If you are accessing a notebook from a computer that is not owned by the University of Liverpool, there's a couple of additional steps you need to follow:

  • Launch a command prompt or terminal in your machine. In Windows, this can be done by typing "Anaconda prompt" in the start menu; on Macs, you can find the Terminal.app app under utilities; on Linux, you can use any bash or shell prompt available in your OS.
  • Now you need to navigate through the computer file system (just as you would do with the Explorer window, but through commands). Assuming your data are on a folder under the path /path/to/folder/, you can type:

cd /path/to/folder

which should change the default preamble into /path/to/folder. This means you have changed to the /path/to/folder directory. Note this could be, for example, C:\Users\darribas\Desktop.

  • Next step is activating the gds environment. For that, type the following command:

conda activate gds

This should set at the beginning of each prompt line the text (gds).

  • At this point, you are ready to fire up the lab! Type:

jupyter lab

And the browser should start and open a page that looks like the one above.

Congrats, you are good to go!!!

Download course files

Almost every file you will need for this course can be accessed through the course website:

darribas.org/gds19

To demonstrate how to effectively access the files needed for the computer practicals, we will use the example of the first practical. Here are the steps to follow:

  • In this case, we are interested in the first part. The file you want to download is the ipynb, which contains the notebook. Go ahead and right-click with the mouse on top of the link (mind that if you are on a Windows machine, the menu might look slightly different, make sure to click on "Save link as").

And save it somewhere WITHIN the M DRIVE. This is important for two reasons: a) you have started your Jupyter session there and b) it is the only way to ensure the file stays safely backed up and protected.

  • At this point, you can go back to you Jupyter Notebook session and navigate within it to the folder where you have placed the notebook file.

  • Click on the file and that should open the notebook:

At this point, you are all set to hack some Python code!

Read files into the notebook

Finally, once you have the notebook for a practical ready, you will want to download the dataset of interest and be able to access it within the notebook. The download part is just as any other linked file from the internet; the accessing it through the notebook is a bit trickier but, once you've got around doing it once, it is always the same process.

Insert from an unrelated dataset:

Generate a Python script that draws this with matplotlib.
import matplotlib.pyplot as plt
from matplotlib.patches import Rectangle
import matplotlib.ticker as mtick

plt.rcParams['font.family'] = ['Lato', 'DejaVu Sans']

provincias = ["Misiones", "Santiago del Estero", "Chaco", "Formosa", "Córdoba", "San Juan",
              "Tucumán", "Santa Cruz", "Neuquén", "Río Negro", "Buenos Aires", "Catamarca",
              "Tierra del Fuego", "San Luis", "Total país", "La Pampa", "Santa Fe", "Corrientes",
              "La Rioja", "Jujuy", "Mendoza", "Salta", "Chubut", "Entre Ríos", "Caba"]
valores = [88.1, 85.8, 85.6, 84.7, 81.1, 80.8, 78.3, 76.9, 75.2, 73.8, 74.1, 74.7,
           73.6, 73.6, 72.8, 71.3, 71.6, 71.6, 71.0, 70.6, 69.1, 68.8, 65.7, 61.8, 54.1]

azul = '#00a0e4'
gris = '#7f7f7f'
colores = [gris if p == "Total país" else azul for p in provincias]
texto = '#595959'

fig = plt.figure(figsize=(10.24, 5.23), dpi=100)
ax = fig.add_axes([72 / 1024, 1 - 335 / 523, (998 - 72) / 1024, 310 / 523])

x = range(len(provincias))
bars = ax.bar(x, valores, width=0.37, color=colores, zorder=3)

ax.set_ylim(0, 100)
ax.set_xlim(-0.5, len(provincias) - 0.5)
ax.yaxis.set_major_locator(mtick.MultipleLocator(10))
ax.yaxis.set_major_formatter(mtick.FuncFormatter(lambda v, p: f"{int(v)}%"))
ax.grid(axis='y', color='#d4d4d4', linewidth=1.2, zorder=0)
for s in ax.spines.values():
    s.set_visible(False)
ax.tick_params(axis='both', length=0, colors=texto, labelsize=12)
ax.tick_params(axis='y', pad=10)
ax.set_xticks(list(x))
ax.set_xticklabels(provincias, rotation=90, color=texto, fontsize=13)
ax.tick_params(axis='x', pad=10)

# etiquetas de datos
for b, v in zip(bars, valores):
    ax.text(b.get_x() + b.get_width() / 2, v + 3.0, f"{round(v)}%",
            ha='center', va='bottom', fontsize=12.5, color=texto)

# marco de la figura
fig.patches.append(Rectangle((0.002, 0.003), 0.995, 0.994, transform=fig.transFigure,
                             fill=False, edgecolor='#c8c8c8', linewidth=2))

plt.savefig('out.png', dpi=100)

Let us use the dataset in the first lab as an example. To download it, you can access it on this link:

http://darribas.org/gds19/content/labs/data/liv_pop.csv

NOTE This is explained also in the data section of the course website.

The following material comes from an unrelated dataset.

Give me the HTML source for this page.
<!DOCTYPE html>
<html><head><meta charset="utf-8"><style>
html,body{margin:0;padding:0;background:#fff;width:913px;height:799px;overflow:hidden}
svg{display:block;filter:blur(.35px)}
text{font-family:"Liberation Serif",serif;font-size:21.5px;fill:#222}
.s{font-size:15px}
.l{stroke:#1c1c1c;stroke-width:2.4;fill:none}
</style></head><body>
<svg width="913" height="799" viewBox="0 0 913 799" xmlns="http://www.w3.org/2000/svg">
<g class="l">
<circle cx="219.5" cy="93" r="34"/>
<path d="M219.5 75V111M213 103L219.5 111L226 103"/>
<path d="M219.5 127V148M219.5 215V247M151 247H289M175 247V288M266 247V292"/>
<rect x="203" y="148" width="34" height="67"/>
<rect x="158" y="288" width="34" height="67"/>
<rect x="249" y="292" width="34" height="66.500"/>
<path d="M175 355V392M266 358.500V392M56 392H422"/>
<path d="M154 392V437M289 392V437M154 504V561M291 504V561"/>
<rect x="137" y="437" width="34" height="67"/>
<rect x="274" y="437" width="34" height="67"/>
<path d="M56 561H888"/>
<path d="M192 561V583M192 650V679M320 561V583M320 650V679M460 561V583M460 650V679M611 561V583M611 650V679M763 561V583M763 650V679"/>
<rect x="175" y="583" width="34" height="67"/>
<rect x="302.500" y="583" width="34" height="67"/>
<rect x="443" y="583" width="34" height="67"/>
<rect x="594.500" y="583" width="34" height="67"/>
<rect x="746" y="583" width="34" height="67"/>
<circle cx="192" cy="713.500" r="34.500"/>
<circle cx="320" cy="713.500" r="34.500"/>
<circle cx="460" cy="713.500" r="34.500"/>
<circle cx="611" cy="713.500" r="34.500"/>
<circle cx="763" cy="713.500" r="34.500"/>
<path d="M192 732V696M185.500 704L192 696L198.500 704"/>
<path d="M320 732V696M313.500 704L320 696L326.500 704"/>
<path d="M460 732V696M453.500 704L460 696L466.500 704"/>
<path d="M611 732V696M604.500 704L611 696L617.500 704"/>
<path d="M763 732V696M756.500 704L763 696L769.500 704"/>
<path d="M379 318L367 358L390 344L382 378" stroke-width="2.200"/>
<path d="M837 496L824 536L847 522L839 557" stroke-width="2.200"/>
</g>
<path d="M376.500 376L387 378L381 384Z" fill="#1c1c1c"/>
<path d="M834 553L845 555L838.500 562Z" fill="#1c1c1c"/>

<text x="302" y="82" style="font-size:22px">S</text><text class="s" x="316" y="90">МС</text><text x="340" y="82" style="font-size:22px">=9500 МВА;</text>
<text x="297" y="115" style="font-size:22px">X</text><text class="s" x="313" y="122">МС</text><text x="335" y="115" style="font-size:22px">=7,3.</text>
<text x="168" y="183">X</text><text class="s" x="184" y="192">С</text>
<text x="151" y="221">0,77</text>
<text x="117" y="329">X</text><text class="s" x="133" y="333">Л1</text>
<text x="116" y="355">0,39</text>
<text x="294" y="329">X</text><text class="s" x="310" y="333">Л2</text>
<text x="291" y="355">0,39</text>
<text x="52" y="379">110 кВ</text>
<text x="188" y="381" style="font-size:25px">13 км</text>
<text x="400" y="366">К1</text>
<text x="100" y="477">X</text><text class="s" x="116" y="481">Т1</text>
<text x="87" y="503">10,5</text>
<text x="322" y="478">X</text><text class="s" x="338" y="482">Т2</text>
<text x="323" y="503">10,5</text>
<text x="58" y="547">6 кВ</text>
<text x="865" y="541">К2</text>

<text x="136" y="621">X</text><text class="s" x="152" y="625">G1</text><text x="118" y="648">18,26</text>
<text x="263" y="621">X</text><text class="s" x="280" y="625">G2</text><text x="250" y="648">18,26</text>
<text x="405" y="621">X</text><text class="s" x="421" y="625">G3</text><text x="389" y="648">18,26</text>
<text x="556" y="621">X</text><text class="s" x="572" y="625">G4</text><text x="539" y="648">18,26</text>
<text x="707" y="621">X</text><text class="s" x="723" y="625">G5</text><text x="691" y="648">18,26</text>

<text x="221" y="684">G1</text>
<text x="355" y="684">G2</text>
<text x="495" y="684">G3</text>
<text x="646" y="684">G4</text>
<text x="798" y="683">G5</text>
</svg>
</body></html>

You can download in the same way as we did the notebook before: righ-click on the link --> "Save link as..." (if on Windows, "Save link as..." otherwise). Same as before, place it somewhere within your M drive.

Now, depending on where you have saved the file, you will do one thing or another of the following:

A - If you have placed the dataset in the same folder as the notebook, all you need to do is just use the name of the file:

In [1]:
f = 'liv_pop.csv'

B - If you have placed the dataset in a folder within the folder where the notebook is. For example, let us assume that, within the folder where your notebook is, there is a subfolder called data. In this case, you will point to the file in this way:

In [2]:
f = 'data/liv_pop.csv'

C - If you have placed the dataset in a different folder altogether. In this case, you need to obtain what is called the "full path" of the file. Let us assume you downloaded the data file into the Downloads folder. To obtain the full path, the easiest way is to open a Windows Explorer window:

  • Click on the top bar, where you would usually enter a web address if this was an internet browser. This should change it to something looking approximately like:

  • Then right-click on "Desktop" and "Copy":

  • What you have just copied is the path to the folder where the file is, and you can paste this in-lieu of the options above. However, you need to the add the name of the file (just as above):
In [3]:
f = "C:/Users/darribas/Downloads/liv_pop.csv"

NOTE: we have had reports that "relative paths" (option B) might not work on university machines when your data is stored on the M: drive. If you experience issues in this case, please use absolute paths (option C).

Whichever way of the three (A, B, C) you have decided to go, you should now be ready to get on with the practical. Happy hacking!!!